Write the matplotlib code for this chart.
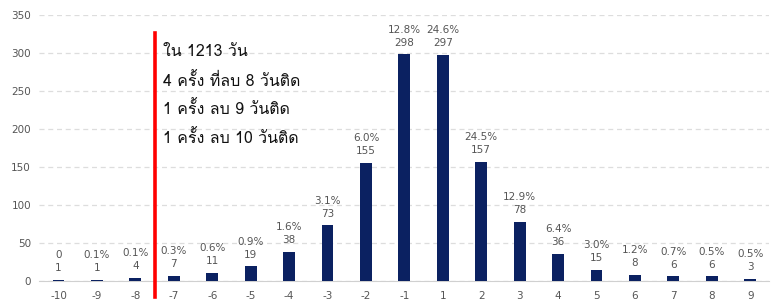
import matplotlib
matplotlib.use("Agg")
import matplotlib.pyplot as plt
from matplotlib import font_manager
from matplotlib.ft2font import FT2Font

days = [-10, -9, -8, -7, -6, -5, -4, -3, -2, -1, 1, 2, 3, 4, 5, 6, 7, 8, 9]
counts = [1, 1, 4, 7, 11, 19, 38, 73, 155, 298, 297, 157, 78, 36, 15, 8, 6, 6, 3]
pcts = ["0", "0.1%", "0.1%", "0.3%", "0.6%", "0.9%", "1.6%", "3.1%", "6.0%", "12.8%",
        "24.6%", "24.5%", "12.9%", "6.4%", "3.0%", "1.2%", "0.7%", "0.5%", "0.5%"]
notes = ["ใน 1213 วัน", "4 ครั้ง ที่ลบ 8 วันติด", "1 ครั้ง ลบ 9 วันติด", "1 ครั้ง ลบ 10 วันติด"]


def find_thai_font():
    # หา font ที่มีอักษรไทย
    for f in font_manager.fontManager.ttflist:
        try:
            if 0x0E01 in FT2Font(f.fname).get_charmap():
                return f.name
        except Exception:
            pass
    return "DejaVu Sans"


thai = find_thai_font()

fig = plt.figure(figsize=(7.71, 3.05), dpi=100)
ax = fig.add_axes([0.051, 0.079, 0.947, 0.872])

x = list(range(len(days)))
ax.bar(x, counts, width=0.31, color="#0b2161", zorder=3)

for i in x:
    ax.text(i, counts[i] + 9, str(counts[i]), ha="center", va="bottom", fontsize=7.5, color="#555555")
    ax.text(i, counts[i] + 26, pcts[i], ha="center", va="bottom", fontsize=7.5, color="#555555")

ax.set_xlim(-0.5, len(days) - 0.5)
ax.set_ylim(0, 350)
ax.set_yticks(range(0, 351, 50))
ax.set_xticks(x)
ax.set_xticklabels([str(d) for d in days])
ax.tick_params(axis="both", length=0, labelsize=7.5, labelcolor="#555555")
ax.tick_params(axis="x", pad=7)
ax.tick_params(axis="y", pad=6)

ax.grid(axis="y", linestyle=(0, (4, 3)), color="#dddddd", linewidth=0.9, zorder=0)
for s in ["top", "right", "left"]:
    ax.spines[s].set_visible(False)
ax.spines["bottom"].set_color("#d0d0d0")

# เส้นแบ่งสีแดง
split_x = 2.5
ax.plot([split_x, split_x], [-21, 326], color="#ff0000", linewidth=2.6, clip_on=False, zorder=4)

note_y = [301, 263, 225, 187]
for t, y in zip(notes, note_y):
    ax.text(2.72, y, t, fontsize=11.5, family=[thai, "DejaVu Sans"], va="center", ha="left", color="#111111")

fig.savefig("out.png", dpi=100)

• [The task]
In your copy, leave out the pictures and reproduce the material above exactly.

• [Solution to this task]
Write the matplotlib code for this chart.
import matplotlib
matplotlib.use("Agg")
import matplotlib.pyplot as plt
from matplotlib import font_manager
from matplotlib.ft2font import FT2Font

days = [-10, -9, -8, -7, -6, -5, -4, -3, -2, -1, 1, 2, 3, 4, 5, 6, 7, 8, 9]
counts = [1, 1, 4, 7, 11, 19, 38, 73, 155, 298, 297, 157, 78, 36, 15, 8, 6, 6, 3]
pcts = ["0", "0.1%", "0.1%", "0.3%", "0.6%", "0.9%", "1.6%", "3.1%", "6.0%", "12.8%",
        "24.6%", "24.5%", "12.9%", "6.4%", "3.0%", "1.2%", "0.7%", "0.5%", "0.5%"]
notes = ["ใน 1213 วัน", "4 ครั้ง ที่ลบ 8 วันติด", "1 ครั้ง ลบ 9 วันติด", "1 ครั้ง ลบ 10 วันติด"]


def find_thai_font():
    # หา font ที่มีอักษรไทย
    for f in font_manager.fontManager.ttflist:
        try:
            if 0x0E01 in FT2Font(f.fname).get_charmap():
                return f.name
        except Exception:
            pass
    return "DejaVu Sans"


thai = find_thai_font()

fig = plt.figure(figsize=(7.71, 3.05), dpi=100)
ax = fig.add_axes([0.051, 0.079, 0.947, 0.872])

x = list(range(len(days)))
ax.bar(x, counts, width=0.31, color="#0b2161", zorder=3)

for i in x:
    ax.text(i, counts[i] + 9, str(counts[i]), ha="center", va="bottom", fontsize=7.5, color="#555555")
    ax.text(i, counts[i] + 26, pcts[i], ha="center", va="bottom", fontsize=7.5, color="#555555")

ax.set_xlim(-0.5, len(days) - 0.5)
ax.set_ylim(0, 350)
ax.set_yticks(range(0, 351, 50))
ax.set_xticks(x)
ax.set_xticklabels([str(d) for d in days])
ax.tick_params(axis="both", length=0, labelsize=7.5, labelcolor="#555555")
ax.tick_params(axis="x", pad=7)
ax.tick_params(axis="y", pad=6)

ax.grid(axis="y", linestyle=(0, (4, 3)), color="#dddddd", linewidth=0.9, zorder=0)
for s in ["top", "right", "left"]:
    ax.spines[s].set_visible(False)
ax.spines["bottom"].set_color("#d0d0d0")

# เส้นแบ่งสีแดง
split_x = 2.5
ax.plot([split_x, split_x], [-21, 326], color="#ff0000", linewidth=2.6, clip_on=False, zorder=4)

note_y = [301, 263, 225, 187]
for t, y in zip(notes, note_y):
    ax.text(2.72, y, t, fontsize=11.5, family=[thai, "DejaVu Sans"], va="center", ha="left", color="#111111")

fig.savefig("out.png", dpi=100)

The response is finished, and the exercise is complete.